WORK TO DO — Starting at the top of the listing, extract every line up to and including the one with "Arial, Helvetica, sans-serif';". Pictures stay out of the copy.

RECORDED INFORMATION —
▶
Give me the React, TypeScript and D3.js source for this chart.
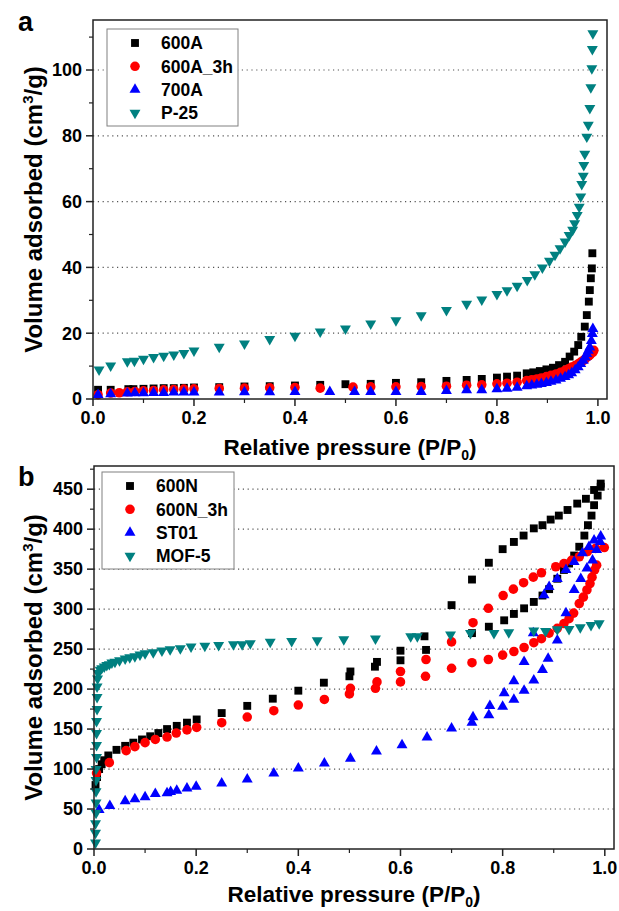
import React from 'react';
import * as d3 from 'd3';

const FONT = '"Liberation Sans", Arial, Helvetica, sans-serif';

// ---- panel a : [P/P0, volume] ----
const a600A: [number, number][] = [
  [0.01, 2.8], [0.035, 2.8], [0.07, 3.0], [0.08, 3.0], [0.1, 3.1], [0.12, 3.2], [0.14, 3.3], [0.16, 3.3],
  [0.18, 3.4], [0.2, 3.5], [0.25, 3.6], [0.3, 3.8], [0.35, 3.9], [0.4, 4.1], [0.45, 4.3], [0.5, 4.5],
  [0.55, 4.6], [0.6, 4.9], [0.65, 5.1], [0.7, 5.5], [0.74, 5.8], [0.77, 6.1], [0.8, 6.5], [0.82, 6.8],
  [0.84, 7.1], [0.859, 7.8], [0.872, 8.1], [0.885, 8.5], [0.898, 9.0], [0.911, 9.5], [0.923, 10.3],
  [0.935, 11.3], [0.944, 12.9], [0.953, 14.4], [0.961, 16.4], [0.967, 18.9], [0.974, 22.0], [0.978, 25.5],
  [0.982, 29.6], [0.984, 33.1], [0.986, 36.7], [0.988, 39.7], [0.989, 44.3],
];
const a600A_3h: [number, number][] = [
  [0.01, 1.3], [0.035, 1.8], [0.052, 1.9], [0.068, 2.2], [0.083, 2.3], [0.1, 2.5], [0.12, 2.6], [0.14, 2.8],
  [0.16, 2.9], [0.18, 3.0], [0.2, 3.1], [0.25, 3.2], [0.3, 3.3], [0.35, 3.4], [0.4, 3.5], [0.45, 3.3],
  [0.515, 3.6], [0.55, 3.7], [0.6, 3.7], [0.65, 3.8], [0.7, 3.9], [0.74, 4.2], [0.77, 4.3], [0.8, 4.6],
  [0.82, 4.8], [0.84, 5.1], [0.859, 5.6], [0.869, 5.85], [0.879, 6.1], [0.888, 6.4], [0.898, 6.8],
  [0.907, 7.2], [0.917, 7.6], [0.926, 8.1], [0.935, 8.7], [0.942, 9.2], [0.948, 9.7], [0.955, 10.2],
  [0.961, 10.7], [0.966, 11.2], [0.971, 11.7], [0.975, 12.2], [0.978, 12.7], [0.982, 13.1], [0.985, 13.5],
  [0.99, 14.2], [0.992, 14.8],
];
const a700A: [number, number][] = [
  [0.01, 1.3], [0.035, 1.5], [0.068, 1.7], [0.083, 1.8], [0.1, 1.8], [0.12, 1.9], [0.14, 1.9], [0.16, 2.0],
  [0.18, 2.0], [0.2, 2.0], [0.25, 2.0], [0.3, 2.1], [0.35, 2.1], [0.4, 2.2], [0.469, 2.2], [0.518, 2.2],
  [0.55, 2.2], [0.6, 2.2], [0.65, 2.2], [0.7, 2.5], [0.74, 2.7], [0.77, 2.7], [0.8, 3.0], [0.82, 3.2],
  [0.84, 3.5], [0.859, 3.9], [0.869, 4.15], [0.879, 4.4], [0.888, 4.6], [0.898, 4.9], [0.907, 5.3],
  [0.917, 5.7], [0.926, 6.2], [0.935, 6.7], [0.942, 7.3], [0.948, 7.9], [0.955, 8.8], [0.961, 9.7],
  [0.966, 10.7], [0.971, 11.7], [0.975, 12.7], [0.978, 13.7], [0.981, 14.7], [0.984, 15.7], [0.987, 17.7],
  [0.989, 19.8], [0.99, 21.3],
];
const aP25: [number, number][] = [
  [0.012, 8.9], [0.035, 10.1], [0.068, 11.4], [0.082, 11.6], [0.1, 12.2], [0.12, 12.7], [0.14, 13.1],
  [0.16, 13.5], [0.18, 13.9], [0.2, 14.7], [0.25, 15.8], [0.3, 16.8], [0.35, 18.2], [0.4, 19.2], [0.45, 20.5],
  [0.5, 21.4], [0.55, 22.9], [0.6, 23.9], [0.65, 25.4], [0.7, 27.0], [0.74, 28.9], [0.77, 30.2], [0.8, 31.9],
  [0.82, 33.0], [0.84, 34.4], [0.86, 36.1], [0.875, 37.9], [0.89, 39.9], [0.904, 42.0], [0.915, 43.8],
  [0.925, 45.8], [0.935, 47.8], [0.943, 49.8], [0.95, 51.4], [0.954, 53.4], [0.959, 55.9], [0.963, 58.4],
  [0.966, 61.5], [0.968, 65.3], [0.971, 67.8], [0.972, 71.1], [0.974, 74.5], [0.978, 79.7], [0.981, 83.3],
  [0.984, 88.4], [0.986, 94.7], [0.988, 100.5], [0.989, 106.3], [0.99, 111.1],
];

// ---- panel b ----
const b600N: [number, number][] = [
  [0.003, 80], [0.006, 90], [0.01, 100], [0.015, 106], [0.02, 111], [0.028, 117], [0.044, 124], [0.061, 129],
  [0.077, 133], [0.094, 137], [0.11, 141], [0.126, 145], [0.143, 150], [0.162, 154], [0.182, 158], [0.201, 162],
  [0.25, 170], [0.3, 179], [0.35, 188], [0.4, 198], [0.45, 208], [0.5, 216], [0.55, 228], [0.6, 236],
  [0.65, 249], [0.74, 270], [0.773, 278], [0.803, 286], [0.822, 294], [0.842, 301], [0.861, 309], [0.878, 317],
  [0.891, 325], [0.907, 338], [0.92, 349], [0.93, 357], [0.94, 367], [0.95, 378], [0.96, 392], [0.967, 405],
  [0.974, 417], [0.979, 430], [0.986, 442], [0.992, 453],
  [0.992, 457], [0.979, 449], [0.963, 438], [0.946, 432], [0.927, 424], [0.91, 417], [0.894, 412], [0.878, 405],
  [0.861, 401], [0.841, 392], [0.822, 384], [0.8, 375], [0.773, 358], [0.74, 337], [0.7, 305], [0.647, 266],
  [0.6, 248], [0.554, 234], [0.502, 222],
];
const b600N_3h: [number, number][] = [
  [0.005, 95], [0.03, 108], [0.063, 123], [0.08, 128], [0.1, 133], [0.12, 137], [0.143, 140], [0.161, 145],
  [0.182, 149], [0.201, 152], [0.25, 158], [0.3, 165], [0.352, 173], [0.4, 180], [0.451, 187], [0.5, 194],
  [0.551, 201], [0.6, 209], [0.649, 216], [0.7, 226], [0.74, 233], [0.772, 237], [0.8, 242.5], [0.822, 247],
  [0.842, 252], [0.861, 258], [0.876, 263], [0.891, 270], [0.907, 276], [0.92, 282], [0.93, 288], [0.939, 295],
  [0.95, 307], [0.958, 315], [0.965, 324], [0.971, 332], [0.975, 340], [0.98, 349], [0.984, 355],
  [0.999, 377], [0.982, 376], [0.966, 372], [0.95, 365.5], [0.935, 361], [0.92, 357], [0.904, 353],
  [0.876, 345.5], [0.86, 340], [0.841, 333], [0.821, 325], [0.801, 317], [0.772, 301], [0.742, 283],
  [0.7, 259], [0.65, 237], [0.6, 222], [0.554, 209], [0.502, 201],
];
const bST01: [number, number][] = [
  [0.01, 49], [0.031, 54], [0.061, 60], [0.08, 62.5], [0.1, 65], [0.12, 69], [0.143, 70], [0.15, 71.6],
  [0.162, 73], [0.182, 76], [0.2, 78], [0.25, 82], [0.3, 87], [0.352, 94.5], [0.4, 101], [0.451, 107],
  [0.502, 113], [0.553, 122], [0.603, 130], [0.652, 139.6], [0.7, 151], [0.74, 158], [0.773, 167.5],
  [0.8, 178], [0.822, 187], [0.842, 198], [0.861, 211], [0.878, 224], [0.889, 238], [0.907, 261], [0.924, 295],
  [0.94, 324], [0.953, 338], [0.965, 351], [0.976, 361], [0.984, 374], [0.991, 384],
  [0.992, 391], [0.979, 386], [0.969, 378], [0.956, 370], [0.94, 359], [0.924, 349], [0.907, 338],
  [0.891, 328], [0.881, 317.5], [0.86, 270], [0.842, 234], [0.822, 210], [0.803, 195], [0.775, 179],
  [0.742, 165],
];
const bMOF5: [number, number][] = [
  [0.003, 8], [0.003, 20], [0.003, 32], [0.004, 45], [0.004, 58], [0.004, 72], [0.004, 86], [0.004, 100],
  [0.005, 115], [0.005, 130], [0.005, 145], [0.005, 160], [0.006, 175], [0.006, 190], [0.006, 203],
  [0.007, 213], [0.008, 220], [0.012, 224], [0.015, 226], [0.02, 228], [0.025, 230], [0.03, 231],
  [0.035, 233], [0.041, 234], [0.05, 236], [0.061, 238], [0.07, 239.5], [0.08, 241], [0.09, 243],
  [0.1, 244.6], [0.116, 246], [0.133, 248], [0.149, 249.6], [0.169, 251], [0.19, 253], [0.217, 254],
  [0.244, 255], [0.273, 256], [0.29, 256], [0.306, 257], [0.345, 259], [0.387, 260], [0.437, 261],
  [0.489, 262], [0.551, 263], [0.62, 266], [0.633, 266], [0.698, 268], [0.737, 270], [0.783, 270],
  [0.812, 271], [0.861, 273], [0.884, 272.5], [0.907, 274.6], [0.93, 275], [0.952, 277], [0.973, 280],
  [0.989, 282],
];

const xTicks = [0, 0.2, 0.4, 0.6, 0.8, 1.0];
const xMinor = [0.1, 0.3, 0.5, 0.7, 0.9];
const aYTicks = [0, 20, 40, 60, 80, 100];
const aYMinor = [10, 30, 50, 70, 90, 110];
const bYTicks = [0, 50, 100, 150, 200, 250, 300, 350, 400, 450];
const bYMinor = [25, 75, 125, 175, 225, 275, 325, 375, 425, 475];

const aNames = ['600A', '600A_3h', '700A', 'P-25'];
const bNames = ['600N', '600N_3h', 'ST01', 'MOF-5'];
const colors = ['#000000', '#ff0000', '#0000ff', '#008080'];
const shapes = ['square', 'circle', 'up', 'down'];

const markerPath = (shape: string) => {
  if (shape === 'square') return d3.symbol(d3.symbolSquare, 62)();
  if (shape === 'circle') return d3.symbol(d3.symbolCircle, 72)();
  return d3.symbol(d3.symbolTriangle, 52)();
};

const Marker = ({ shape, x, y, color }: any) => (
  <path
    d={markerPath(shape) || ''}
    transform={`translate(${x},${y})${shape === 'down' ? ' rotate(180)' : ''}`}
    fill={color}
  />
);

const Panel = ({ left, right, top, bottom, yMax, yTicks, yMinor, series, names, legend, label, labelY, titleY }: any) => {
  const x = d3.scaleLinear().domain([0, 1.018]).range([left, right]);
  const y = d3.scaleLinear().domain([0, yMax]).range([bottom, top]);
  const midY = (top + bottom) / 2;
  const midX = (left + right) / 2;
  return (
    <g fontFamily={FONT} fontWeight="bold">
      {yTicks.filter((t: number) => t > 0).map((t: number) => (
        <line key={'g' + t} x1={left} x2={right} y1={y(t)} y2={y(t)}
          stroke="#555" strokeWidth={1.2} strokeDasharray="1.2 3.6" />
      ))}
      {series.map((pts: [number, number][], si: number) => (
        <g key={si}>
          {pts.map((p, i) => (
            <Marker key={i} shape={shapes[si]} x={x(p[0])} y={y(p[1])} color={colors[si]} />
          ))}
        </g>
      ))}
      <rect x={left} y={top} width={right - left} height={bottom - top} fill="none" stroke="#222" strokeWidth={1.5} />
      {yTicks.map((t: number) => (
        <g key={'y' + t}>
          <line x1={left - 7} x2={left} y1={y(t)} y2={y(t)} stroke="#222" strokeWidth={1.5} />
          <text x={left - 11} y={y(t)} dy="0.35em" textAnchor="end" fontSize={18}>{t}</text>
        </g>
      ))}
      {yMinor.map((t: number) => (
        <line key={'ym' + t} x1={left - 4} x2={left} y1={y(t)} y2={y(t)} stroke="#222" strokeWidth={1.2} />
      ))}
      {xTicks.map((t) => (
        <g key={'x' + t}>
          <line x1={x(t)} x2={x(t)} y1={bottom} y2={bottom + 7} stroke="#222" strokeWidth={1.5} />
          <text x={x(t)} y={bottom + 25} textAnchor="middle" fontSize={18}>{t.toFixed(1)}</text>
        </g>
      ))}
      {xMinor.map((t) => (
        <line key={'xm' + t} x1={x(t)} x2={x(t)} y1={bottom} y2={bottom + 4} stroke="#222" strokeWidth={1.2} />
      ))}
      <text x={midX} y={titleY} textAnchor="middle" fontSize={22.5}>
        Relative pressure (P/P<tspan dy={5} fontSize={14}>0</tspan><tspan dy={-5}>)</tspan>
      </text>
      <text transform={`translate(42,${midY}) rotate(-90)`} textAnchor="middle" fontSize={24}>
        Volume adsorbed (cm<tspan dy={-9} fontSize={15}>3</tspan><tspan dy={9}>/g)</tspan>
      </text>
      <text x={18} y={labelY} fontSize={27}>{label}</text>
      <rect x={legend.x} y={legend.y} width={legend.w} height={legend.h} fill="#fff" stroke="#808080" strokeWidth={1} />
      {names.map((n: string, i: number) => (
        <g key={n}>
          <Marker shape={shapes[i]} x={legend.x + 28} y={legend.y + 14 + i * 23.3} color={colors[i]} />
          <text x={legend.x + 54} y={legend.y + 14 + i * 23.3} dy="0.36em" fontSize={17.5}>{n}</text>
        </g>
      ))}
    </g>
  );
};

export default function App() {
  return (
    <svg width={619} height={911} style={{ position: 'absolute', left: 0, top: 0, background: '#fff' }}>
      <rect width={619} height={911} fill="#fff" />
      <Panel left={93} right={607} top={20} bottom={399} yMax={115.2}
        yTicks={aYTicks} yMinor={aYMinor} series={[a600A, a600A_3h, a700A, aP25]} names={aNames}
        legend={{ x: 107, y: 29, w: 131, h: 97 }} label="a" labelY={31} titleY={455} />
      <Panel left={94} right={614} top={466} bottom={849} yMax={479}
        yTicks={bYTicks} yMinor={bYMinor} series={[b600N, b600N_3h, bST01, bMOF5]} names={bNames}
        legend={{ x: 102, y: 472, w: 132, h: 97 }} label="b" labelY={486} titleY={902} />
    </svg>
  );
}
◀
THE RESULT —
Give me the React, TypeScript and D3.js source for this chart.
import React from 'react';
import * as d3 from 'd3';

const FONT = '"Liberation Sans", Arial, Helvetica, sans-serif';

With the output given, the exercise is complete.